=== Exercise instructions ===
Keep only the lines of the data below that contain "matplotlib", and copy them.

=== Provided data ===
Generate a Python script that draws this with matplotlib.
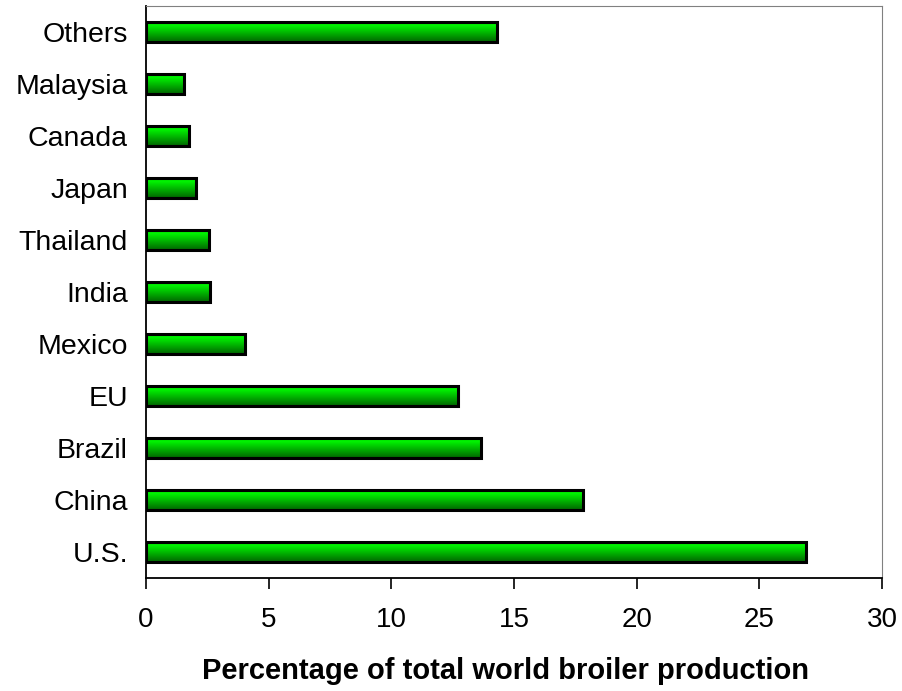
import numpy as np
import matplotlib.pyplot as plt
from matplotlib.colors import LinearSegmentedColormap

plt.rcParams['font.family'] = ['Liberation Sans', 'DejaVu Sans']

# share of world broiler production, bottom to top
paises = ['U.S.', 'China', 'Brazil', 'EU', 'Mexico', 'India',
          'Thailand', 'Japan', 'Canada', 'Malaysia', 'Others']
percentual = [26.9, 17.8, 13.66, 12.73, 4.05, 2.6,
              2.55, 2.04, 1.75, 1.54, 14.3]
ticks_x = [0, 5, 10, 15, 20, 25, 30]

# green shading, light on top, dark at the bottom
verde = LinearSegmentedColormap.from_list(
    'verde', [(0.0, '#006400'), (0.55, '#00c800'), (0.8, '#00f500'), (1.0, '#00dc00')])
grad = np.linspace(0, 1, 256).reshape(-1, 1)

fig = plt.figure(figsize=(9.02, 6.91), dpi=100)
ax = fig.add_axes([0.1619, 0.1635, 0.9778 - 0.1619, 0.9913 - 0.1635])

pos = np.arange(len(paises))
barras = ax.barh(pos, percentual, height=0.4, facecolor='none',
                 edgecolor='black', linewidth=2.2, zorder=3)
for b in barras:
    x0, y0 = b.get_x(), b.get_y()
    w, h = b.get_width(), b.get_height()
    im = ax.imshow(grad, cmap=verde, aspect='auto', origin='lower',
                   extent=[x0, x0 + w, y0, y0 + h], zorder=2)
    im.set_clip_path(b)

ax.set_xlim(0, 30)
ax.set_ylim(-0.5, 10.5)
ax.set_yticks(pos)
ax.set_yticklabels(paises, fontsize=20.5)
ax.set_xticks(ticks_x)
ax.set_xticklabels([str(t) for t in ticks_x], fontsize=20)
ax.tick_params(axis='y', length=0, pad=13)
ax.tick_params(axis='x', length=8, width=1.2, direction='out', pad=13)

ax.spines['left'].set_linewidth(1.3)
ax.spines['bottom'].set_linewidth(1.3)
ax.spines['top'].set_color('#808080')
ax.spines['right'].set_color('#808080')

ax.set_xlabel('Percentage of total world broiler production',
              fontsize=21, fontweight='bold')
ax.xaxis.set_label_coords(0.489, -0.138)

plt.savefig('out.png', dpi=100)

---

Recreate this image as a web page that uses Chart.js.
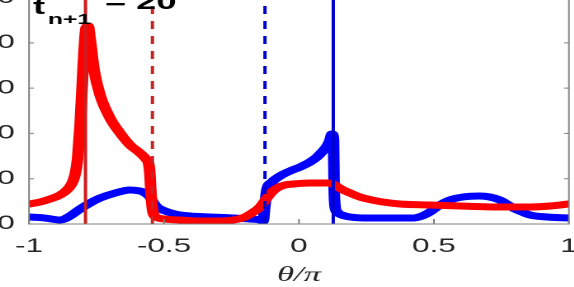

=== Solution ===
Generate a Python script that draws this with matplotlib.
import matplotlib.pyplot as plt
from matplotlib.colors import LinearSegmentedColormap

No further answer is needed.